NATO's 9/11 Memorial Provides The Closest Thing To Comfort For Victims' Families
As part of his first visit abroad since taking office, Donald Trump dedicated a 9/11 Memorial before the leaders of NATO at the organization's headquarters in Brussels, Belgium. Comprised of a piece of steel recovered from the World Trade Center, the memorial signifies the only time in NATO's history when Article 5 of the treaty — making an attack on one member nation an attack on them all — was invoked.
For the families of those who died on that day 16 years ago, the new memorial is a welcome addition.
"A piece of steel symbolizes 9/11 and what happened that day and the buildings that got knocked down," Jim Riches, a former deputy chief of the New York Fire Department who lost his son Jimmy in the tragedy, tells Bustle. "I think it sends a message to all the countries in NATO about how serious this issue is, and how they had to use the Article 5 to go against the [perpetrators]. It shows the seriousness of it, the symbolism of what happened to the world that day."
But beyond seeing the Brussels memorial as a fitting tribute, Riches and others who lost family members on that day see it as an important improvement upon the 9/11 memorial in New York.
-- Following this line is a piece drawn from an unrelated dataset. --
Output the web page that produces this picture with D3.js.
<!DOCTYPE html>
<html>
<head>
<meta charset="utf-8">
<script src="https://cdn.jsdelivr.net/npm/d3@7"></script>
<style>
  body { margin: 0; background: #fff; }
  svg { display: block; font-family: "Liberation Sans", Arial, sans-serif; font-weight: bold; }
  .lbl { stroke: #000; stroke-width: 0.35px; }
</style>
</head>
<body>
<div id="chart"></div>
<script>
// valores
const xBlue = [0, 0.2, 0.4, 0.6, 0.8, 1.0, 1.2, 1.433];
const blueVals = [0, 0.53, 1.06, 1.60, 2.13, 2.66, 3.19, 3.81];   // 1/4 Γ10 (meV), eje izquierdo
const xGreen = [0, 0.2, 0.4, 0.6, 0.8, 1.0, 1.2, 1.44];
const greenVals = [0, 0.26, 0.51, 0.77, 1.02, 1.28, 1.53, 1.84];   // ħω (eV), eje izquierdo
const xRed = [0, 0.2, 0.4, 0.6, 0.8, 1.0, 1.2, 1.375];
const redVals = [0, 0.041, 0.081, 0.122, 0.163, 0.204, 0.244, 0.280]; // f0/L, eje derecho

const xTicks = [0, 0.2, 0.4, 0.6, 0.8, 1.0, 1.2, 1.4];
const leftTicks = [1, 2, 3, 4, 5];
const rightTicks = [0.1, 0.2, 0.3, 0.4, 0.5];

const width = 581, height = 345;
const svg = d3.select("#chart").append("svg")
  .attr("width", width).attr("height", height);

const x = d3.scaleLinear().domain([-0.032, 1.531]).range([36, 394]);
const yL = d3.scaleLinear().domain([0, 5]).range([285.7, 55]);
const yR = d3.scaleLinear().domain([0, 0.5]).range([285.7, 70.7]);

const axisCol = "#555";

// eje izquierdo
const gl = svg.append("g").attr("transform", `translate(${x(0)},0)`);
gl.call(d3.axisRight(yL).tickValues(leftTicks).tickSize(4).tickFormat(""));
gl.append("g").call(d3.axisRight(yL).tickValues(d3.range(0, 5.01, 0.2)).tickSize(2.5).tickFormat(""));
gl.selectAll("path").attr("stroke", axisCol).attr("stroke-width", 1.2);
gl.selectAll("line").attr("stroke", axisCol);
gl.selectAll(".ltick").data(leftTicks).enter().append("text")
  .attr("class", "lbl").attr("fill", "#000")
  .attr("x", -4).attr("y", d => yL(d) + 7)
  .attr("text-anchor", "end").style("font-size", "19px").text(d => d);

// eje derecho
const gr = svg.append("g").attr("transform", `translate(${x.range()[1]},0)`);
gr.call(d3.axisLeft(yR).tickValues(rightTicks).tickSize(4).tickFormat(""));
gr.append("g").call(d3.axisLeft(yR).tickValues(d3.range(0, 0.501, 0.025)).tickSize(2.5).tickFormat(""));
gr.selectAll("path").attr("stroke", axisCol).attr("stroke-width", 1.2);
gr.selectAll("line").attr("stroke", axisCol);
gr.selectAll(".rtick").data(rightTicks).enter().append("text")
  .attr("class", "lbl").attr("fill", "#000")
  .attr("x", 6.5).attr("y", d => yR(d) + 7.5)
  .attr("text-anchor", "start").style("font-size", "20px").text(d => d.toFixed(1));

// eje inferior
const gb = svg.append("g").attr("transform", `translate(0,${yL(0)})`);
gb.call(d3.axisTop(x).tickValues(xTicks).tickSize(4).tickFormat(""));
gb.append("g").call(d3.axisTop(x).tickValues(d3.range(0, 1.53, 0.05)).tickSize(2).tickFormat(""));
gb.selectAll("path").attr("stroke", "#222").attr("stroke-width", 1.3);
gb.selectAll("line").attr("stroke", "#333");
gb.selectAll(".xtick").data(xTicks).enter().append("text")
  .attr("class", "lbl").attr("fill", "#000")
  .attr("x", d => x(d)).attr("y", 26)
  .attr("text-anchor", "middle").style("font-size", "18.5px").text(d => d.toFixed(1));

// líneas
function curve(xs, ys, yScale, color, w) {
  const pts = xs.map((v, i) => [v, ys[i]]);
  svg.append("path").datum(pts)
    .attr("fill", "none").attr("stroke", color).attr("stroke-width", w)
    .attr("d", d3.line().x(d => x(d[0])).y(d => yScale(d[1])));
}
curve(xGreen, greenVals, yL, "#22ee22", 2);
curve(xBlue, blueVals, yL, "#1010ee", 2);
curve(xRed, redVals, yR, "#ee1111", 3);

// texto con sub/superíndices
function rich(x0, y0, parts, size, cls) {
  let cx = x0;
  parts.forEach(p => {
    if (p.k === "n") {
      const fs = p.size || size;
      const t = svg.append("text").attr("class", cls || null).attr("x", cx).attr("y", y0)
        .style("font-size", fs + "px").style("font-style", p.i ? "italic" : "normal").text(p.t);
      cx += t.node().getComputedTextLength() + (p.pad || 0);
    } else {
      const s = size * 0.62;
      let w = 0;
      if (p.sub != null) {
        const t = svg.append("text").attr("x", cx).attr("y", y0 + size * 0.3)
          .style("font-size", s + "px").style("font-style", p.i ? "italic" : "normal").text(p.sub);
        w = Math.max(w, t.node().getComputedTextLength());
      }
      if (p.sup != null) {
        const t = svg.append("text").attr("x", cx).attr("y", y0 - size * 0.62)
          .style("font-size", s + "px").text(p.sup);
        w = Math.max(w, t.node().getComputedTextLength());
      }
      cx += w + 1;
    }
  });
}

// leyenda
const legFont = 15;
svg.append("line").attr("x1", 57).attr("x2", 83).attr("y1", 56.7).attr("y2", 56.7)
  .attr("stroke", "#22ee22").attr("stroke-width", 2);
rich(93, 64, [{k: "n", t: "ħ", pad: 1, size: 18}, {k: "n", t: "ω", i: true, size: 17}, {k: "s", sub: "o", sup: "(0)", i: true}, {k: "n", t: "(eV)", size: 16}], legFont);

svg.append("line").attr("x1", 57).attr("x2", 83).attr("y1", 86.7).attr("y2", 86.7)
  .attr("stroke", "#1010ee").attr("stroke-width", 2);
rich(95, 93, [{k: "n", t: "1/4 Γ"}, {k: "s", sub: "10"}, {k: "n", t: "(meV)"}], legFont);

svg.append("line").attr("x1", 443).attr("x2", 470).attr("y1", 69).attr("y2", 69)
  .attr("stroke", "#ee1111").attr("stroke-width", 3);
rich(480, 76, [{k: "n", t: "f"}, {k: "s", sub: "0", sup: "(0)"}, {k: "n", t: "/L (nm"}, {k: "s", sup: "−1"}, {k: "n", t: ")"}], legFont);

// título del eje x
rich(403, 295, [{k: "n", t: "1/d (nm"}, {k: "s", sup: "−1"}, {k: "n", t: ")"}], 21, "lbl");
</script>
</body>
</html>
Some victims' families feel that memorial was built without their consultation, input, or consent.
"They try to make money off the memorial," says Riches. "That's the biggest disgrace of all."
"Ground Zero has turned into a tourist trap, a money pit, and basically a commercial endeavor. And that is a disgrace."
Riches' sentiment is shared by Sally Regenhard, whose son Christian was a fire fighter who also lost his life. She has advocated since 9/11 for improved building codes for buildings like the World Trade Center, hoping to prevent anything like that tragedy from happening again. Regenhard says she's upset by the New York City 9/11 Memorial and how it was built against the wishes of the families.
"Right now, today, all those human remains are down there, against the wishes of the families," she says. "And Ground Zero has turned into a tourist trap, a money pit, and basically a commercial endeavor. And that is a disgrace.
"Personally I hate the steel, because to me it's a symbol of what killed my son, the inadequacy of the building. ... However, I think it's wonderful that they are unveiling, and having this type of memorial."
Regenhard compares the site in Lower Manhattan with the ones in Shanksville, Pennsylvania and Arlington National Cemetery in Virginia, which are administered by the National Parks Service and freely open to the public. In comparison, there's a $24 entry fee to the 9/11 Memorial in New York City, which she vows to never visit. She does, however, hope to one day visit the one in Brussels.
"Personally I hate the steel, because to me it's a symbol of what killed my son, the inadequacy of the building," she says. "However, I think it's wonderful that they are unveiling, and having this type of memorial. ... I'm glad to see that there is a European or NATO country type of memorial erected there."
"I'll never be happy, but I'm gratified to see that."
For Regenhard, having a memorial at NATO headquarters reminds people in those countries of what they're defending, and how they have to remain united against terror.
"I appreciate it, because we feel that the world is forgetting about 9/11 and they're forgetting about the people who died there," she says.
"I'll never be happy, but I'm gratified to see that," says Regenhard. "I hope to be able to visit some time soon."
Riches shares her sentiment.
"I think it keeps them aware. This is what happened that day," he says. "You look at that and go 'Oh my god, look at that piece of steel.' It's a disaster. It reminds you of the tragedy that happened that day."
And remembering is key to prevention, according to Riches.
"You'll keep thinking about it. Never forget it," he says. "Don't let it happen anywhere in Europe, or in the United States or anywhere else. You don't want it to happen to anybody."